Bitcoin Monetization Plan: Selling BTC
Clearly, this is the most controversial aspect of the entire announcement – putting it nicely is "monetization," putting it bluntly is "selling coins."
According to the announcement, the board has formally approved a BTC Monetization Program, authorizing the company to sell a portion of its BTC holdings for three main purposes:
- First, to build a USD reserve of up to $1.25 billion;
- Second, when management deems selling BTC more advantageous than issuing common stock, to pay preferred stock dividends and debt interest, or to replenish the USD reserve;
- Third, to provide funding for preferred and common stock buybacks, including related taxes and transaction costs.
Strategy also emphasized that this authorization does not mean BTC will definitely be sold. Any sale will still comprehensively consider factors such as market environment, liquidity needs, tax and accounting implications, and long-term shareholder value.
Nevertheless, this is a noteworthy change. Over the past few years, Michael Saylor has repeatedly emphasized Strategy's long-term holding philosophy, and the market has generally viewed the company as the ultimate "only-buy-never-sell" whale. Consequently, the market has long assumed that Strategy's sole source of cash was continuously issuing stocks, preferred shares, and convertible bonds, then using the proceeds to buy more BTC.
Earlier this month, Strategy sold a portion of its BTC holdings for the first time, but the scale was minimal at just 32 coins, officially cited as a "proactive market desensitization test." However, this new announcement means selling BTC has been formally integrated into the company's capital management toolkit.

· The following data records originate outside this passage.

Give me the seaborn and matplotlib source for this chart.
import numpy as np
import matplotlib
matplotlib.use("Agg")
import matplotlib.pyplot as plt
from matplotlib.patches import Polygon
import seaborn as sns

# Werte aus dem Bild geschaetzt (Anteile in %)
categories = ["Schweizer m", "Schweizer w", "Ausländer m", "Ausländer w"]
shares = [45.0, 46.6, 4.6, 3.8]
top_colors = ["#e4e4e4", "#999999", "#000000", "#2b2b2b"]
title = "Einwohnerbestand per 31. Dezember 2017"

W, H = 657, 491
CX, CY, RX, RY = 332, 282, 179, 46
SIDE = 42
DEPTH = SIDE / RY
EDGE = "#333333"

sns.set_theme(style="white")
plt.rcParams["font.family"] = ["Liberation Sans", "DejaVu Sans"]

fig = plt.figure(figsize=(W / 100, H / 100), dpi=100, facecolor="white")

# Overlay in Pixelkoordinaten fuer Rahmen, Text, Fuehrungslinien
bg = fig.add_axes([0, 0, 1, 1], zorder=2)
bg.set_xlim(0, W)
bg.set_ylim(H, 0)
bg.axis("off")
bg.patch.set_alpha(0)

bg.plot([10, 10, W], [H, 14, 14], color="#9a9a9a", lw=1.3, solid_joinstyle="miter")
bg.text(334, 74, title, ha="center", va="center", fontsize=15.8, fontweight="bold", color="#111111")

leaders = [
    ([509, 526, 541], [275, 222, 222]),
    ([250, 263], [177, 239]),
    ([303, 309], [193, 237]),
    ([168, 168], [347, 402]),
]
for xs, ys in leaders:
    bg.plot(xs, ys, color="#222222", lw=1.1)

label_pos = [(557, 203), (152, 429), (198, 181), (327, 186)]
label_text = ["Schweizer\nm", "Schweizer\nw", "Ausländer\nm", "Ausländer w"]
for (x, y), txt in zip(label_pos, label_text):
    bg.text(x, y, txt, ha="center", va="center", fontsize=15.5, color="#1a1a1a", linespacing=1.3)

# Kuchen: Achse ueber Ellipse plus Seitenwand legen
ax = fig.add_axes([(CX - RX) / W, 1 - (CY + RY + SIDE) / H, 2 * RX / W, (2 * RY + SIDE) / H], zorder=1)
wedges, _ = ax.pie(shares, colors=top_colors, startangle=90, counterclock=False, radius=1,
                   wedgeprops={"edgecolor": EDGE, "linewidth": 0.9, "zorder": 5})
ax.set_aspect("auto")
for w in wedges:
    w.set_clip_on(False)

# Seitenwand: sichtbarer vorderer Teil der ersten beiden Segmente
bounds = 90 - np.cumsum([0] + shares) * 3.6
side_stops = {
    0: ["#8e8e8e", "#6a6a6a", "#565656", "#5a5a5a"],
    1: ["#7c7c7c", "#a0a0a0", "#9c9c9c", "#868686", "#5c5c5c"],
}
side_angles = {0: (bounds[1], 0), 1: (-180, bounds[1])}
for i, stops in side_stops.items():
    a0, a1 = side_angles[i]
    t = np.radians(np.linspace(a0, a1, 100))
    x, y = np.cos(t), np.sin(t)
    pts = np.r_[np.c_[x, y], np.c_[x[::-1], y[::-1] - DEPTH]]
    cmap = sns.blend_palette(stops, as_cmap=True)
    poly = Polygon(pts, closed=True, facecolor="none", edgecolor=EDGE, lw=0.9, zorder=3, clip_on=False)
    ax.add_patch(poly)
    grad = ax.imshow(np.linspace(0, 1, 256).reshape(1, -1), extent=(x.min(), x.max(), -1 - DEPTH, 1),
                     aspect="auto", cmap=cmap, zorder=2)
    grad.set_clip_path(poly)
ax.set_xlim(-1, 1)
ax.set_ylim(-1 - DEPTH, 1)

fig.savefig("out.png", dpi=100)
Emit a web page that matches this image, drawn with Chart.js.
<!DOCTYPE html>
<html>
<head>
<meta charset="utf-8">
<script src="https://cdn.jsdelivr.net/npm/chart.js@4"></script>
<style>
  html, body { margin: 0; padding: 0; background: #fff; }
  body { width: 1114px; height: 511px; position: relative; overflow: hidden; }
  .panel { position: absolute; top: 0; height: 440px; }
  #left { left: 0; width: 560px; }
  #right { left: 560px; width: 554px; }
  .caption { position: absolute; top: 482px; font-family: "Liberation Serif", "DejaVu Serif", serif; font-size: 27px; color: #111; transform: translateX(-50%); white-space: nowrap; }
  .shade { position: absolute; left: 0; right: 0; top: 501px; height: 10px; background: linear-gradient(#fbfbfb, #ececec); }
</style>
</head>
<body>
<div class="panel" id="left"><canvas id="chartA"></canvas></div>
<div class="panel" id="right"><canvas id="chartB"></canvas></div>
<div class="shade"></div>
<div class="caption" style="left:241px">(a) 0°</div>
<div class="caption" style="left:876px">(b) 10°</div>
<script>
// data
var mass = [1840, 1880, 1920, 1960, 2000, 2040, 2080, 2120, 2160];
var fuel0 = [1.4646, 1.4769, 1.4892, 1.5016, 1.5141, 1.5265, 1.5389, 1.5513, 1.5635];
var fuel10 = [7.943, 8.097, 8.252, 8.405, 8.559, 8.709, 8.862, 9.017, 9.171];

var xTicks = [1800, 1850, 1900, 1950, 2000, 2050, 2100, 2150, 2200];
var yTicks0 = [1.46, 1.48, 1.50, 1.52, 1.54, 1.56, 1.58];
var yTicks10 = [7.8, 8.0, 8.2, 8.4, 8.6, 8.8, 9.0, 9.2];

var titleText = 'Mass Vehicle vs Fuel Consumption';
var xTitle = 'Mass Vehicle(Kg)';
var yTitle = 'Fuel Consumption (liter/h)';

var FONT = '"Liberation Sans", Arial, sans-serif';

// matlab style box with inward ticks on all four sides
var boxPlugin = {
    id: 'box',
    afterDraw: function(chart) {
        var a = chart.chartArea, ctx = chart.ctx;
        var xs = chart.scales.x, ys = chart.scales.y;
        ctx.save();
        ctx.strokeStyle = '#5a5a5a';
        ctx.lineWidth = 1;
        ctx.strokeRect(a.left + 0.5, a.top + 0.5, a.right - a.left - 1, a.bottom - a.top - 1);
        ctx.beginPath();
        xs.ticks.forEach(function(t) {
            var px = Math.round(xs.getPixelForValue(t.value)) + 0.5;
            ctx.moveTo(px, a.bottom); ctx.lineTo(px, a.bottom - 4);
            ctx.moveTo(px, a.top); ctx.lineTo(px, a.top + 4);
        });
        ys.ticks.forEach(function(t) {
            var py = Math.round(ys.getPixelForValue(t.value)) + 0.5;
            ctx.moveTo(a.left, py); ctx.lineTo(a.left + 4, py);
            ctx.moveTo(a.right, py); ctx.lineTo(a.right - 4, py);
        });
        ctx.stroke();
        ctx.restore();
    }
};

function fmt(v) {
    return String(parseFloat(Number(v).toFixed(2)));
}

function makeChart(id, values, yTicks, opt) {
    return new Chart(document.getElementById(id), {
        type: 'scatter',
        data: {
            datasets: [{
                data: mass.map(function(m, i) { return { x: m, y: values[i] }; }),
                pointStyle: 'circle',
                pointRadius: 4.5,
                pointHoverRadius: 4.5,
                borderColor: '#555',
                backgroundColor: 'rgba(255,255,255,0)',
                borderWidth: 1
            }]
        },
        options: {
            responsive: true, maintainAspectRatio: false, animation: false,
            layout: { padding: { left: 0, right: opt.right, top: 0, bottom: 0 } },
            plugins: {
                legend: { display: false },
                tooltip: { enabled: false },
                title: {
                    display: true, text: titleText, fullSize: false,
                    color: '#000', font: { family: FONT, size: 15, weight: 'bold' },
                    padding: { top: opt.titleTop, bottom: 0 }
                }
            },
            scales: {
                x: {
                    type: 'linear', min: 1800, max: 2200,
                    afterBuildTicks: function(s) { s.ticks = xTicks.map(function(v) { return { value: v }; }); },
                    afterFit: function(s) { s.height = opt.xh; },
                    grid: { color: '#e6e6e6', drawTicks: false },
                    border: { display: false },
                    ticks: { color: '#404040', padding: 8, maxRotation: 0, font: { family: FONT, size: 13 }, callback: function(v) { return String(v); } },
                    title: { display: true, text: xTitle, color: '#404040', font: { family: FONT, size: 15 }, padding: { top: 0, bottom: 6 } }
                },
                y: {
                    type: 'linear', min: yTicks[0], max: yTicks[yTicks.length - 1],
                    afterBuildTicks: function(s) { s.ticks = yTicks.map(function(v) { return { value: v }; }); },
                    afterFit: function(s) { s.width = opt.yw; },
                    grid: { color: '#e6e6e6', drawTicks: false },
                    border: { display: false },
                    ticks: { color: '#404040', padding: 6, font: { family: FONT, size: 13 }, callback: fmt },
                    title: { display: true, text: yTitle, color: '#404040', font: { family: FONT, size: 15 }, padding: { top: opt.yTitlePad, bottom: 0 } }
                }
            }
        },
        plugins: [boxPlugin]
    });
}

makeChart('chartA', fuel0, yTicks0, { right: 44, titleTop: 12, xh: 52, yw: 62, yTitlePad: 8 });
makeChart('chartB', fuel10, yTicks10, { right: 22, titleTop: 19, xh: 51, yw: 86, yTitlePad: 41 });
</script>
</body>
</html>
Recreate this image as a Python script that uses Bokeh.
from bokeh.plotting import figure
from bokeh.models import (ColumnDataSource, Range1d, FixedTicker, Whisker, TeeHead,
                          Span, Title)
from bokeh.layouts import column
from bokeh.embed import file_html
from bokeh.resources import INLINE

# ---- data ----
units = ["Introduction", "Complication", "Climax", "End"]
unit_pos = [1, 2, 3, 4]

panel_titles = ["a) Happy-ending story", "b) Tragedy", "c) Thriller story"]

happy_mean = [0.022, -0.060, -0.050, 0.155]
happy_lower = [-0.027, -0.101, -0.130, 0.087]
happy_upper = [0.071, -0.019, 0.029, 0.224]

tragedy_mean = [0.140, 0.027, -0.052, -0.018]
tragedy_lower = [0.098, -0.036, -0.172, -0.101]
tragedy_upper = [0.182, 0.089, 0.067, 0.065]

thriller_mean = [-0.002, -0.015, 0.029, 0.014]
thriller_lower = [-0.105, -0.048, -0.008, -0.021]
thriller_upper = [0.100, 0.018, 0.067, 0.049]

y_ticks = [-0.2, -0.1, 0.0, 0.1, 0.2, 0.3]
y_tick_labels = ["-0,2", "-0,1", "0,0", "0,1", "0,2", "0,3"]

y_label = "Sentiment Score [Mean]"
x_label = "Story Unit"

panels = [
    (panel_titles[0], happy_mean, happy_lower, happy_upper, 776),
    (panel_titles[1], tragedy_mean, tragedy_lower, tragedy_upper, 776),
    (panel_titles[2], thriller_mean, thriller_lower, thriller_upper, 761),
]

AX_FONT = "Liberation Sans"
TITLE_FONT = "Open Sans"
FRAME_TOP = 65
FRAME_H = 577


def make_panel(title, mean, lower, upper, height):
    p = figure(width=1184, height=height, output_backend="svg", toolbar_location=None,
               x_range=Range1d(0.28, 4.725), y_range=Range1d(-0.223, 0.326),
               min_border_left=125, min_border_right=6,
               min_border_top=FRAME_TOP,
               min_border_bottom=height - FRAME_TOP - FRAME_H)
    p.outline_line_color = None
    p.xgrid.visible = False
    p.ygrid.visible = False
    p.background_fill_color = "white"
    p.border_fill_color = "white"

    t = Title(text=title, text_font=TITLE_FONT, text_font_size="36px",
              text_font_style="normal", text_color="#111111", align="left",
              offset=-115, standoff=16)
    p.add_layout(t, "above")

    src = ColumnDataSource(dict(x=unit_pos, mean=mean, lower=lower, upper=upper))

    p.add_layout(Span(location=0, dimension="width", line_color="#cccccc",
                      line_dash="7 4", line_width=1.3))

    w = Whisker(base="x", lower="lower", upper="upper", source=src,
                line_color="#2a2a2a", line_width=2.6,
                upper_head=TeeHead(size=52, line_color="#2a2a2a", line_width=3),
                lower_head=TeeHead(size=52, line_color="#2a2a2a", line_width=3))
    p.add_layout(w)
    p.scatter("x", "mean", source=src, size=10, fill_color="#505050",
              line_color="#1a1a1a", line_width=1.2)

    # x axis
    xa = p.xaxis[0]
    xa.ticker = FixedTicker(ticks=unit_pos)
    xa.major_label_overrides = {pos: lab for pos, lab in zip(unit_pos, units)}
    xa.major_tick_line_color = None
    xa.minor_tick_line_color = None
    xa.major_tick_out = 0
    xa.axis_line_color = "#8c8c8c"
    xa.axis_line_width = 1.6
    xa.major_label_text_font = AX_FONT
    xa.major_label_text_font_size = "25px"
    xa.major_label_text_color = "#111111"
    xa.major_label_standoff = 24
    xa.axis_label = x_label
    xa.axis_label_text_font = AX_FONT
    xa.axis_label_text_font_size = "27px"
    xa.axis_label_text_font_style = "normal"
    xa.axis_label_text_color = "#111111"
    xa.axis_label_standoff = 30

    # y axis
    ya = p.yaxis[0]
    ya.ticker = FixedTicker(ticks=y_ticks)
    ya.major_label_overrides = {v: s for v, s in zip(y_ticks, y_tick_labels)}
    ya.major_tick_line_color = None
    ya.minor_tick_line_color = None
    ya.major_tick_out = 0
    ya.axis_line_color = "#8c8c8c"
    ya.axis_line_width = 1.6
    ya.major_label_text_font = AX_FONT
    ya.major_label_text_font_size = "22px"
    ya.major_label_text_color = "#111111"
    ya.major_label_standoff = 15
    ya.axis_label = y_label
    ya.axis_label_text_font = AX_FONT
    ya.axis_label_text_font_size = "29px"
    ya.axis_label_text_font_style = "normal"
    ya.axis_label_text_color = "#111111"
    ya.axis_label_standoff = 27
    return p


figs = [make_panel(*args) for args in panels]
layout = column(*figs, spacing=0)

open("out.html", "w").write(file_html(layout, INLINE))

Nevertheless, Strategy still emphasizes BTC's status as a "core reserve asset." BTC monetization is more of a liquidity management tool than a trading strategy. In other words, the company isn't preparing to profit from buying low and selling high, but rather adding a new funding source when financing costs are too high, market conditions are unfavorable, or when buybacks or replenishing cash reserves offer better value.
From a capital allocation perspective, this choice isn't necessarily bad and might even be more rational. Of course, for the market, this change signifies a long-held perception needing adjustment. In the past, investors almost assumed Strategy would continuously buy BTC, making it one of the most important marginal buyers in the Bitcoin market. In the future, while the company still holds long-term BTC accumulation as a core strategy, the BTC on its balance sheet will no longer be solely "reserve assets never to be sold," but will become a strategic asset that can participate in capital management under specific conditions.
Market Reaction: BTC Steady, MSTR and STRC Surge
Following the announcement of Strategy's plan, Bitcoin didn't experience significant volatility. It briefly edged higher before quickly retracing to its original position, currently oscillating around $60,000.
On Strategy's side, its common stock MSTR and preferred stock STRC both saw significant pre-market surges. As of 21:00 Beijing time tonight, MSTR was trading pre-market at $86.74, up 5.38%; STRC was at $80.9, up 8.49%.
Clearly, the market holds relatively positive expectations for Strategy's self-rescue plan. While confirming the sale of more BTC will inevitably attract controversy, the current de-pegging of STRC and its impact on Strategy's business model is a more pressing issue, and arguably more important than maintaining the "diamond hands" persona.
Going forward, the market's true focus will be on whether this capital management framework can effectively help STRC return to par value and successfully reopen Strategy's financing cycle.